REQUIREMENT: Only lines holding the word "code" should be copied from the material.

DATA PROVIDED:
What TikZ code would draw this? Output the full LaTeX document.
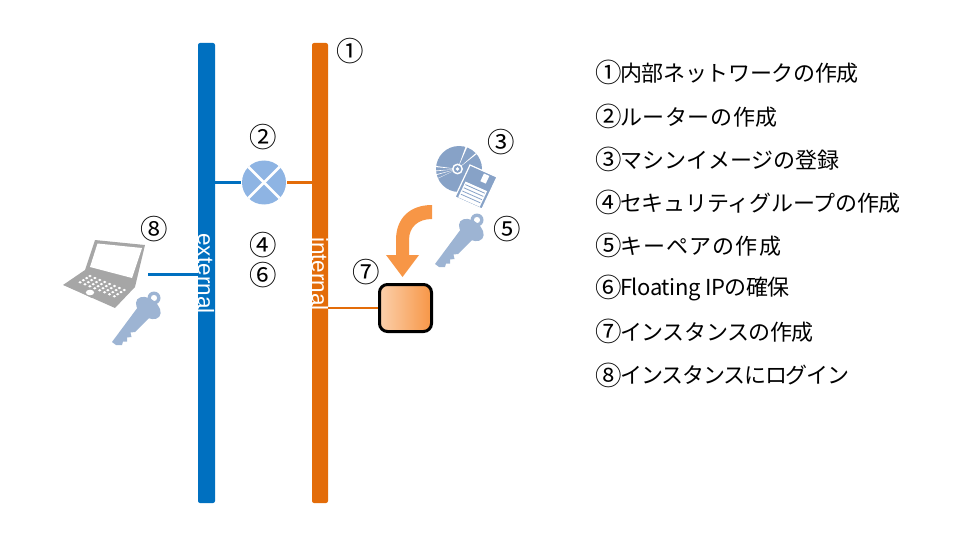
\documentclass[tikz,border=0pt]{standalone}
\usepackage{fontspec}
\setmainfont{Noto Sans CJK JP}
\newfontfamily\latinlabel{Liberation Sans}
\definecolor{extblue}{HTML}{0070C0}
\definecolor{intorange}{HTML}{E36C09}
\definecolor{routerblue}{HTML}{8EB4E3}
\definecolor{keyblue}{HTML}{9DB4D3}
\definecolor{cdblue}{HTML}{87A2C7}
\definecolor{lapgray}{HTML}{A6A6A6}
\definecolor{arroworange}{HTML}{F79646}
\newcommand{\listline}[1]{\raisebox{-1.6pt}[0pt][0pt]{\makebox[25pt][l]{\fontsize{26.5}{28}\selectfont #1}}}
\newcommand{\lsp}[2]{{\addfontfeature{LetterSpace=#1}#2}}
\tikzset{
  netbar/.style={draw=none,rectangle,rounded corners=2pt,minimum width=#1,minimum height=460pt,inner sep=0pt},
  barlabel/.style={text=white,rotate=-90,inner sep=0pt,font=\latinlabel\fontsize{22.5}{24}\selectfont},
  num/.style={inner sep=0pt,font=\fontsize{27.5}{30}\selectfont},
  listitem/.style={anchor=west,inner sep=0pt,font=\fontsize{22}{26}\selectfont},
  link/.style={line width=3pt},
  pics/keyicon/.style={code={
    \fill[keyblue,even odd rule] (0,0) circle[radius=6.5] (0,0) circle[radius=3.2];
    \fill[keyblue,shift={(-5.7,10)},rotate=-38] (0,0) circle[x radius=14,y radius=9];
    \fill[keyblue] (-16,9) -- (-42,44) -- (-38,47) -- (-32,47) -- (-31,43.5) -- (-27,43.5) -- (-27,39.5) -- (-22.5,39) -- (-23.5,34.5) -- (-19,34) -- (-3,18) -- cycle;
  }}
}
\begin{document}
\begin{tikzpicture}[x=1pt,y=-1pt]
\useasboundingbox (0,0) rectangle (960,540);
% network bars
\node[netbar=17pt,fill=extblue] (ext) at (206.5,273) {};
\node[netbar=16pt,fill=intorange] (int) at (320,273) {};
\node[barlabel] (extlabel) at (206,273.5) {external};
\node[barlabel] (intlabel) at (320,274) {internal};
% router
\node[circle,fill=routerblue,minimum size=44pt,inner sep=0pt] (router) at (264,182.5) {};
\draw[white,line width=2.6pt] (router.north west) -- (router.south east);
\draw[white,line width=2.6pt] (router.north east) -- (router.south west);
\coordinate (rw) at (241,182.5);
\coordinate (re) at (287,182.5);
\draw[link,extblue] (rw) -- (rw -| ext.east);
\draw[link,intorange] (re) -- (re -| int.west);
% instance
\node[rectangle,rounded corners=8pt,draw=black,line width=3pt,left color=arroworange!45!white,right color=arroworange,minimum width=52pt,minimum height=47pt,inner sep=0pt] (inst) at (405.5,308) {};
\draw[link,intorange,line width=2.6pt] (inst.west) -- (inst.west -| int.east);
% block arrow
\fill[arroworange] (432,205) .. controls (410,205) and (396,218) .. (396,240) -- (396,255) -- (386,255) -- (402.5,277) -- (419,255) -- (409,255) -- (409,240) .. controls (409,227) and (418,219) .. (432,219) -- cycle;
% CD
\fill[cdblue] (459,169) circle[radius=23];
\foreach \a/\b in {66/70,38/41,172/175,184/186,194/196,205/206}{
  \fill[white] (457.5,169) -- ({457.5+24*cos(\a)},{169-24*sin(\a)}) -- ({457.5+24*cos(\b)},{169-24*sin(\b)}) -- cycle;
}
\fill[white] (457.5,169) circle[radius=5.5];
\fill[cdblue] (457.5,169) circle[radius=3.8];
\fill[white] (457.5,169) circle[radius=1.8];
% floppy
\fill[cdblue,draw=white,line width=1.2pt] (470,165) -- (497,177) -- (482,209) -- (455,197) -- cycle;
\fill[white] ({470+27*0.55-15*0.06},{165+12*0.55+32*0.06}) -- ({470+27*0.75-15*0.06},{165+12*0.75+32*0.06}) -- ({470+27*0.75-15*0.3},{165+12*0.75+32*0.3}) -- ({470+27*0.55-15*0.3},{165+12*0.55+32*0.3}) -- cycle;
\fill[white] ({470+27*0.1-15*0.48},{165+12*0.1+32*0.48}) -- ({470+27*0.9-15*0.48},{165+12*0.9+32*0.48}) -- ({470+27*0.9-15*0.97},{165+12*0.9+32*0.97}) -- ({470+27*0.1-15*0.97},{165+12*0.1+32*0.97}) -- cycle;
\foreach \t in {0.56,0.66,0.76,0.86}{
  \draw[cdblue,line width=0.8pt] ({470+27*0.14-15*\t},{165+12*0.14+32*\t}) -- ({470+27*0.86-15*\t},{165+12*0.86+32*\t});
}
% keys
\pic at (477,220) {keyicon};
\pic at (154,298) {keyicon};
% laptop
\fill[lapgray] (95,240) -- (145,245) -- (135,287) -- (115,308) -- (63,285) -- (85,270) -- cycle;
\fill[white] (97.5,243.5) -- (142,248) -- (132,278) -- (90,267) -- cycle;
\foreach \r in {0,1,2,3}{
  \foreach \c in {0,...,7}{
    \fill[white] ({90+\c*4.9-\r*3.3},{276+\c*2.0+\r*2.1}) circle[x radius=1.7,y radius=1.25];
  }
}
\fill[lapgray] (84,288) -- (98,294) -- (92,298) -- (80,292) -- cycle;
\fill[white] (90,292.5) circle[x radius=4.2,y radius=2.8];
\coordinate (lapend) at (148,274);
\draw[link,extblue] (lapend) -- (lapend -| ext.west);
% step numbers
\node[num] (n1) at (350,51) {①};
\node[num] (n2) at (263,137) {②};
\node[num] (n3) at (501,142) {③};
\node[num] (n4) at (263,245) {④};
\node[num] (n5) at (507,229) {⑤};
\node[num] (n6) at (263,275) {⑥};
\node[num] (n7) at (366,272) {⑦};
\node[num] (n8) at (154,229) {⑧};
% list
\node[listitem] (l1) at (595,73) {\listline{①}\lsp{-1.6}{内部ネットワークの作成}};
\node[listitem] (l2) at (595,117) {\listline{②}\lsp{2.6}{ルーターの作成}};
\node[listitem] (l3) at (595,160) {\listline{③}\lsp{0}{マシンイメージの登録}};
\node[listitem] (l4) at (595,203) {\listline{④}\lsp{-1}{セキュリティグループの作成}};
\node[listitem] (l5) at (595,246) {\listline{⑤}\lsp{5.2}{キーペアの作成}};
\node[listitem] (l6) at (595,289) {\listline{⑥}\lsp{-2}{Floating IPの確保}};
\node[listitem] (l7) at (595,332) {\listline{⑦}\lsp{-2}{インスタンスの作成}};
\node[listitem] (l8) at (595,375) {\listline{⑧}\lsp{-5.4}{インスタンスにログイン}};
\end{tikzpicture}
\end{document}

ANSWER FOR THIS EXERCISE:
What TikZ code would draw this? Output the full LaTeX document.
  pics/keyicon/.style={code={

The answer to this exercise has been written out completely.